Ugh. I am surprised this hasn’t happened earlier but here it is, a pissed off angsty blog post. O, won’t this be fun?
Angsty isn’t a word? FUCK YOU SPELLCHECK! That’s the kind of mood I’m in at the moment. Fun, aren’t I? So yea, people pissed me off this morning, put me in a bad mood, which of course meant that anything anyone said made me want to freak out on them. So in this mood I got pissed off at my friend, she kind of deserved it but I still felt guilty, but not guilty enough to apologize which made the whole thing worse because I was guilty and pissed off at the same time, then my mom comes and asks me if I am ok, to which I made some deflection about being tired.
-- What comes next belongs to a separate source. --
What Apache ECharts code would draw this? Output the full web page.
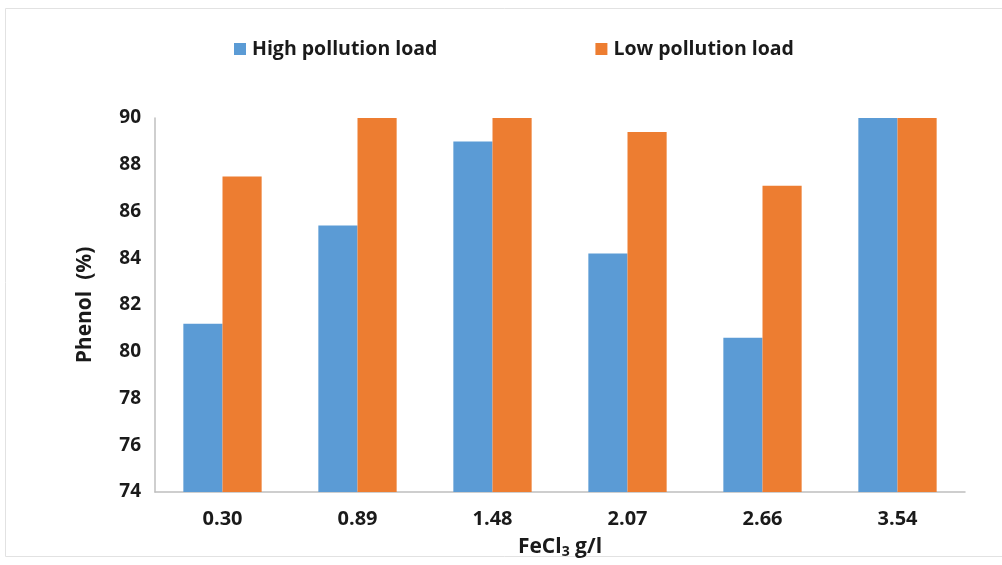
<!DOCTYPE html>
<html>
<head>
<meta charset="utf-8">
<script src="https://cdn.jsdelivr.net/npm/echarts@6/dist/echarts.min.js"></script>
<style>
  html, body { margin: 0; padding: 0; background: #fff; }
  #chart { width: 1002px; height: 565px; }
</style>
</head>
<body>
<div id="chart"></div>
<script>
// FeCl3 dose (g/l) on the category axis
const doses = ['0.30', '0.89', '1.48', '2.07', '2.66', '3.54'];
// Phenol removal (%)
const highLoad = [81.2, 85.4, 89.0, 84.2, 80.6, 90.0];
const lowLoad = [87.5, 90.0, 90.0, 89.4, 87.1, 90.0];
const yTicks = [74, 76, 78, 80, 82, 84, 86, 88, 90];

const font = '"Open Sans", sans-serif';
const ink = '#1a1a1a';
const chart = echarts.init(document.getElementById('chart'));

chart.setOption({
  backgroundColor: '#fff',
  animation: false,
  graphic: [{
    type: 'rect',
    shape: { x: 5.5, y: 8.5, width: 1010, height: 548 },
    style: { fill: 'none', stroke: '#e2e2e2', lineWidth: 1 },
    silent: true
  }],
  legend: {
    top: 34,
    left: 229,
    itemGap: 158,
    itemWidth: 12,
    itemHeight: 12,
    icon: 'rect',
    textStyle: { fontFamily: font, fontWeight: 'bold', fontSize: 19.5, color: ink, padding: [0, 0, 0, 1] },
    data: ['High pollution load', 'Low pollution load']
  },
  grid: { left: 155, right: 37, top: 118, bottom: 73, outerBoundsMode: 'none' },
  xAxis: {
    type: 'category',
    data: doses,
    name: '{a|FeCl}{s|3}{a| g/l}',
    nameLocation: 'middle',
    nameGap: 43,
    nameTextStyle: {
      rich: {
        a: { fontFamily: font, fontWeight: 'bold', fontSize: 21, color: ink },
        s: { fontFamily: font, fontWeight: 'bold', fontSize: 14, color: ink, padding: [10, 0, 0, 0] }
      }
    },
    axisLine: { lineStyle: { color: '#bfbfbf', width: 1.5 } },
    axisTick: { show: false },
    axisLabel: { margin: 17, fontFamily: font, fontWeight: 'bold', fontSize: 20, color: ink }
  },
  yAxis: {
    type: 'value',
    min: 74,
    max: 90,
    interval: 2,
    name: 'Phenol  (%)',
    nameLocation: 'middle',
    nameGap: 59,
    nameTextStyle: { fontFamily: font, fontWeight: 'bold', fontSize: 21, color: ink },
    axisLine: { show: true, lineStyle: { color: '#bfbfbf', width: 1.5 } },
    axisTick: { show: false },
    splitLine: { show: false },
    axisLabel: {
      margin: 14,
      fontFamily: font, fontWeight: 'bold', fontSize: 19, color: ink,
      formatter: v => (yTicks.includes(v) ? String(v) : '')
    }
  },
  series: [
    {
      name: 'High pollution load',
      type: 'bar',
      data: highLoad,
      barGap: '0%',
      barCategoryGap: '42%',
      itemStyle: { color: '#5b9bd5' }
    },
    {
      name: 'Low pollution load',
      type: 'bar',
      data: lowLoad,
      itemStyle: { color: '#ed7d31' }
    }
  ]
});
</script>
</body>
</html>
If I were to say no, I am pissed off, I wouldn’t hear the end of it, so it is always just easier to deflect though now she probably thinks I have some screwed up sleeping disorder because I am always tired. That’s probably true because I am killing my body staying up ‘till 1am every freaking night, but I don’t have the self control or even the desire to actually sleep. What the hell am I even talking about? This is why people like me should not have blogs. I am going to go punch something and hope nobody tries to talk to me, I may freak out on them.
My day just keeps on getting better and better. Last time I was really frustrated I went down to the punching bag and couldn’t find the gloves, so I went at it with my bear hands. Not a good idea. I took some skin off of my right knuckle, and now, 2 weeks later it is still all nasty and keeps on opening up again. So when I went down to take out my angstyness on (FUCK YOU! ANGSTYNESS IS SO A WORD!) the punching bag, but had enough sense not to use my right hand, so I threw a right elbow instead. Well doesn’t my fist smash into the metal pole beside me, opening up my knuckle and making it bleed. O fun, there is blood on my laptop now.
Well this has been a fun start to the march break. It’s barely noon. Great
Well I am going to sign off and see if I can somehow pull myself out of this hole I am in. I should probably start with apologizing.